The Battle of Smolensk was another severe defeat for the Red Army in the opening phase of Operation Barbarossa. For the first time, the Soviets tried to implement a coordinated counter-attack against a large part of the front; although this counter-attack turned into a military disaster, the stiffening resistance showed that the Soviets were not yet defeated and that the Blitzkrieg towards Moscow was not going to be an easy undertaking. Dissent within the German high command and political leadership was exacerbated. The leaders of the General Staff, Franz Halder and Brauchitsch and commanders like Bock, Hoth and Guderian counselled against dispersing the German armoured units and to concentrate on Moscow. Hitler reiterated the lack of importance of Moscow and of strategic encirclements and ordered a concentration on economic targets such as Ukraine, the Donets Basin and the Caucasus, with more tactical encirclements to weaken the Soviets further. The German offensive effort became more fragmented, leading to the Battle of Kiev and the Battle of Uman. The battles were German victories but costly in time, men and equipment on their approach towards Moscow, allowing the Soviets time to prepare the defenses of the city.

==Notes==

- David Glantz wrote that "although the two [7th and 5th Soviet] mechanized corps fielded a total of over 1,500 tanks on paper, it is likely as many as two-thirds of their tanks broke down due to mechanical problems even before they reached the battlefield".

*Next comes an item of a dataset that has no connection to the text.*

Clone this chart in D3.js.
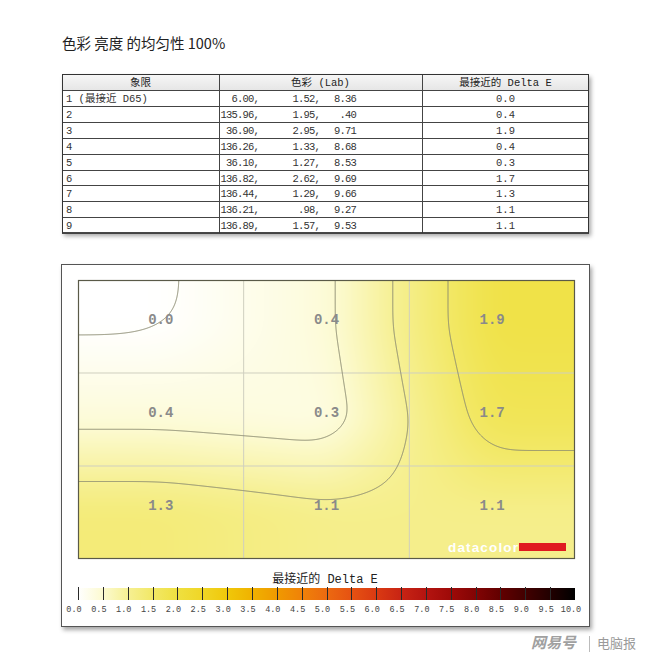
<!DOCTYPE html>
<html><head><meta charset="utf-8">
<script src="https://cdn.jsdelivr.net/npm/d3@7"></script>
<style>
html,body{margin:0;padding:0;background:#fff;}
svg{display:block;}
</style></head>
<body>
<svg id="c" width="660" height="662"></svg>
<script>
// ---------- data ----------
const title = "色彩 亮度 的均匀性 100%";
const headers = ["象限", "色彩 (Lab)", "最接近的 Delta E"];
const quadrants = ["1 (最接近 D65)", "2", "3", "4", "5", "6", "7", "8", "9"];
const labL = ["6.00,", "135.96,", "36.90,", "136.26,", "36.10,", "136.82,", "136.44,", "136.21,", "136.89,"];
const labA = ["1.52,", "1.95,", "2.95,", "1.33,", "1.27,", "2.62,", "1.29,", ".98,", "1.57,"];
const labB = ["8.36", ".40", "9.71", "8.68", "8.53", "9.69", "9.66", "9.27", "9.53"];
const deltaE = [0.0, 0.4, 1.9, 0.4, 0.3, 1.7, 1.3, 1.1, 1.1];
const contourLevels = [0.5, 1.0, 1.5];
const nearLevel = [0.06];
const legendTicks = d3.range(0, 10.001, 0.5);
const legendTitle = "最接近的 Delta E";
const colorStops = [0, 0.5, 1, 1.5, 2, 2.5, 3, 3.5, 4, 4.5, 5, 5.5, 6, 6.5, 7, 7.5, 8, 8.5, 9, 9.5, 10];
const colorValues = ["#ffffff", "#fcfad0", "#f6f094", "#f2e866", "#efe040", "#f0d626", "#f0c80a", "#f0b200", "#f09a00", "#f08208", "#ec6a10", "#e65212", "#da3a12", "#c82414", "#b41410", "#9e0a08", "#820404", "#620000", "#420000", "#220000", "#000000"];

// ---------- setup ----------
const svg = d3.select("#c");
const defs = svg.append("defs");
const sh = defs.append("filter").attr("id", "shadow").attr("x", "-5%").attr("y", "-5%").attr("width", "112%").attr("height", "115%");
sh.append("feDropShadow").attr("dx", 2).attr("dy", 3).attr("stdDeviation", 2).attr("flood-color", "#000").attr("flood-opacity", 0.35);

const color = d3.scaleLinear().domain(colorStops).range(colorValues).clamp(true);

svg.append("text").attr("x", 62).attr("y", 49).text(title)
  .attr("font-family", "'Noto Sans CJK SC', 'Noto Sans', sans-serif").attr("font-size", 14.5).attr("fill", "#222");

// ---------- table ----------
const tbl = {x0: 62, x1: 589, y0: 74, headH: 16, rowH: 15.9};
const colEdges = [62, 219, 422, 589];
const tg = svg.append("g");
const tblH = tbl.headH + quadrants.length * tbl.rowH;
tg.append("rect").attr("x", tbl.x0).attr("y", tbl.y0).attr("width", tbl.x1 - tbl.x0).attr("height", tblH)
  .attr("fill", "#fff").attr("filter", "url(#shadow)");
const hg = defs.append("linearGradient").attr("id", "hdr").attr("x1", 0).attr("x2", 0).attr("y1", 0).attr("y2", 1);
hg.append("stop").attr("offset", 0).attr("stop-color", "#f7f7f7");
hg.append("stop").attr("offset", 1).attr("stop-color", "#e6e6e6");
tg.append("rect").attr("x", tbl.x0).attr("y", tbl.y0).attr("width", tbl.x1 - tbl.x0).attr("height", tbl.headH).attr("fill", "url(#hdr)");
const fontT = "'Liberation Mono', 'Noto Sans CJK SC', monospace";
headers.forEach((h, i) => {
  tg.append("text").attr("x", (colEdges[i] + colEdges[i + 1]) / 2).attr("y", tbl.y0 + 12)
    .attr("text-anchor", "middle").attr("font-family", fontT).attr("font-size", 10.5).attr("fill", "#222").text(h);
});
const rowY = i => tbl.y0 + tbl.headH + i * tbl.rowH;
quadrants.forEach((q, i) => {
  const yy = rowY(i) + 12;
  tg.append("text").attr("x", 66).attr("y", yy).attr("font-family", fontT).attr("font-size", 10.5).attr("fill", "#333").text(q);
  tg.append("text").attr("x", 259).attr("y", yy).attr("text-anchor", "end").attr("font-family", fontT).attr("font-size", 10.5).attr("letter-spacing", -0.8).attr("fill", "#333").text(labL[i]);
  tg.append("text").attr("x", 320).attr("y", yy).attr("text-anchor", "end").attr("font-family", fontT).attr("font-size", 10.5).attr("letter-spacing", -0.8).attr("fill", "#333").text(labA[i]);
  tg.append("text").attr("x", 356).attr("y", yy).attr("text-anchor", "end").attr("font-family", fontT).attr("font-size", 10.5).attr("letter-spacing", -0.8).attr("fill", "#333").text(labB[i]);
  tg.append("text").attr("x", (colEdges[2] + colEdges[3]) / 2).attr("y", yy).attr("text-anchor", "middle").attr("font-family", fontT).attr("font-size", 10.5).attr("fill", "#333").text(deltaE[i].toFixed(1));
});
for (let i = 0; i <= quadrants.length; i++) {
  const yy = Math.round(rowY(i)) + 0.5;
  tg.append("line").attr("x1", tbl.x0).attr("x2", tbl.x1).attr("y1", yy).attr("y2", yy).attr("stroke", "#444").attr("stroke-width", 1);
}
colEdges.slice(1, 3).forEach(xx => {
  tg.append("line").attr("x1", xx + 0.5).attr("x2", xx + 0.5).attr("y1", tbl.y0).attr("y2", tbl.y0 + tblH).attr("stroke", "#444");
});
tg.append("rect").attr("x", tbl.x0 + 0.5).attr("y", tbl.y0 + 0.5).attr("width", tbl.x1 - tbl.x0 - 1).attr("height", tblH - 1)
  .attr("fill", "none").attr("stroke", "#333");

// ---------- chart frame ----------
svg.append("rect").attr("x", 61.5).attr("y", 264.5).attr("width", 528).attr("height", 362)
  .attr("fill", "#fff").attr("stroke", "#555").attr("filter", "url(#shadow)");

const plot = {x0: 78, x1: 575, y0: 280, y1: 559};
const x = d3.scaleLinear().domain([-0.5, 2.5]).range([plot.x0, plot.x1]);
const y = d3.scaleLinear().domain([-0.5, 2.5]).range([plot.y0, plot.y1]);
const grid = [0, 1, 2].map(r => deltaE.slice(r * 3, r * 3 + 3));

// bilinear interpolation between cell centres (edge-clamped), then smoothed
function field(tx, ty) {
  tx = Math.max(0, Math.min(2, tx)); ty = Math.max(0, Math.min(2, ty));
  const i = Math.min(1, Math.floor(tx)), j = Math.min(1, Math.floor(ty));
  const fx = tx - i, fy = ty - j;
  const a = grid[j][i] * (1 - fx) + grid[j][i + 1] * fx;
  const b = grid[j + 1][i] * (1 - fx) + grid[j + 1][i + 1] * fx;
  return a * (1 - fy) + b * fy;
}
const W = plot.x1 - plot.x0, H = plot.y1 - plot.y0;
const raw = new Float64Array(W * H);
for (let py = 0; py < H; py++)
  for (let px = 0; px < W; px++)
    raw[py * W + px] = field(x.invert(plot.x0 + px + 0.5), y.invert(plot.y0 + py + 0.5));

function boxPass(src, w, h, r, horiz) {
  const out = new Float64Array(w * h);
  const n = horiz ? w : h, m = horiz ? h : w;
  for (let k = 0; k < m; k++) {
    const idx = t => horiz ? k * w + Math.max(0, Math.min(w - 1, t)) : Math.max(0, Math.min(h - 1, t)) * w + k;
    let s = 0;
    for (let t = -r; t <= r; t++) s += src[idx(t)];
    for (let t = 0; t < n; t++) {
      out[horiz ? k * w + t : t * w + k] = s / (2 * r + 1);
      s += src[idx(t + r + 1)] - src[idx(t - r)];
    }
  }
  return out;
}
function smooth(src, rx, ry) {
  let v = src;
  for (let p = 0; p < 3; p++) { v = boxPass(v, W, H, rx, true); v = boxPass(v, W, H, ry, false); }
  return v;
}
const values = smooth(raw, 16, 10);
const wide = smooth(raw, 34, 22);

const canvas = document.createElement("canvas");
canvas.width = W; canvas.height = H;
const ctx = canvas.getContext("2d");
const img = ctx.createImageData(W, H);
for (let k = 0; k < W * H; k++) {
  const c = d3.rgb(color(values[k]));
  img.data[4 * k] = c.r; img.data[4 * k + 1] = c.g; img.data[4 * k + 2] = c.b; img.data[4 * k + 3] = 255;
}
ctx.putImageData(img, 0, 0);
defs.append("clipPath").attr("id", "pc").append("rect").attr("x", plot.x0).attr("y", plot.y0).attr("width", W).attr("height", H);
const pg = svg.append("g").attr("clip-path", "url(#pc)");
pg.append("image").attr("x", plot.x0).attr("y", plot.y0).attr("width", W).attr("height", H)
  .attr("href", canvas.toDataURL());

[0.5, 1.5].forEach(v => {
  pg.append("line").attr("x1", x(v)).attr("x2", x(v)).attr("y1", plot.y0).attr("y2", plot.y1).attr("stroke", "#cfcfbf").attr("stroke-width", 1);
  pg.append("line").attr("y1", y(v)).attr("y2", y(v)).attr("x1", plot.x0).attr("x2", plot.x1).attr("stroke", "#cfcfbf").attr("stroke-width", 1);
});

const cg = pg.append("g").attr("transform", `translate(${plot.x0},${plot.y0})`);
const contours = d3.contours().size([W, H]).thresholds(contourLevels)(Array.from(values))
  .concat(d3.contours().size([W, H]).thresholds(nearLevel)(Array.from(wide)));
cg.selectAll("path").data(contours).join("path")
  .attr("d", d3.geoPath())
  .attr("fill", "none").attr("stroke", "#8a8a70").attr("stroke-width", 1);

deltaE.forEach((v, k) => {
  const r = Math.floor(k / 3), c = k % 3;
  svg.append("text").attr("x", x(c)).attr("y", y(r) - 3).attr("text-anchor", "middle")
    .attr("font-family", "'Liberation Mono', 'DejaVu Sans Mono', monospace").attr("font-weight", "bold")
    .attr("font-size", 14).attr("fill", "#8a8a8a").text(v.toFixed(1));
});

svg.append("text").attr("x", 448).attr("y", 552).attr("font-family", "'Liberation Sans', Arial, sans-serif")
  .attr("font-weight", "bold").attr("font-size", 13.5).attr("fill", "#fff").attr("textLength", 70).text("datacolor");
svg.append("rect").attr("x", 519).attr("y", 543).attr("width", 47).attr("height", 8).attr("fill", "#e01a20");

svg.append("rect").attr("x", plot.x0 + 0.5).attr("y", plot.y0 + 0.5).attr("width", W - 1).attr("height", H - 1)
  .attr("fill", "none").attr("stroke", "#5a5a48").attr("stroke-width", 1.2);

// ---------- legend ----------
const lx = d3.scaleLinear().domain([0, 10]).range([78, 575]);
const lg = defs.append("linearGradient").attr("id", "lgrad");
colorStops.forEach((s, i) => lg.append("stop").attr("offset", s / 10).attr("stop-color", colorValues[i]));
svg.append("text").attr("x", 325).attr("y", 583).attr("text-anchor", "middle")
  .attr("font-family", fontT).attr("font-size", 12).attr("fill", "#222").text(legendTitle);
svg.append("rect").attr("x", lx(0)).attr("y", 588).attr("width", lx(10) - lx(0)).attr("height", 12).attr("fill", "url(#lgrad)");
const lax = svg.append("g");
lax.selectAll("line").data(legendTicks.slice(0, -1)).join("line")
  .attr("x1", d => Math.round(lx(d)) + 0.5).attr("x2", d => Math.round(lx(d)) + 0.5)
  .attr("y1", 587).attr("y2", 600).attr("stroke", "#2a2a2a").attr("stroke-width", 1);
lax.selectAll("text").data(legendTicks).join("text")
  .attr("x", d => lx(d) - 4).attr("y", 612).attr("text-anchor", "middle")
  .attr("font-family", "'Liberation Mono', monospace").attr("font-size", 8.5).attr("fill", "#444")
  .text(d => d.toFixed(1));

svg.append("text").attr("x", 531).attr("y", 648).attr("font-family", "'Noto Sans CJK SC', sans-serif")
  .attr("font-size", 15).attr("font-weight", "bold").attr("font-style", "italic").attr("fill", "#a0a0a0").text("网易号");
svg.append("line").attr("x1", 589.5).attr("x2", 589.5).attr("y1", 636).attr("y2", 652).attr("stroke", "#bbb");
svg.append("text").attr("x", 597).attr("y", 648).attr("font-family", "'Noto Sans CJK SC', sans-serif")
  .attr("font-size", 13).attr("fill", "#9a9a9a").text("电脑报");
</script>
</body></html>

- In Soviet and post-Soviet military historiography, the term "srazheniye" traditionally describes the complex of battles, that take place on a wide front and consist of a number of separate battles and operations linked by the general plan. The term "bitva" (that also translates as a "battle") refers to the most important events. In the historiography of the Great Patriotic War, the Battle of Moscow, the Battle of Stalingrad and the Battle of Kursk are known. A certain struggle is being waged for the recognition of the operations in the Rzhev area as a "bitva".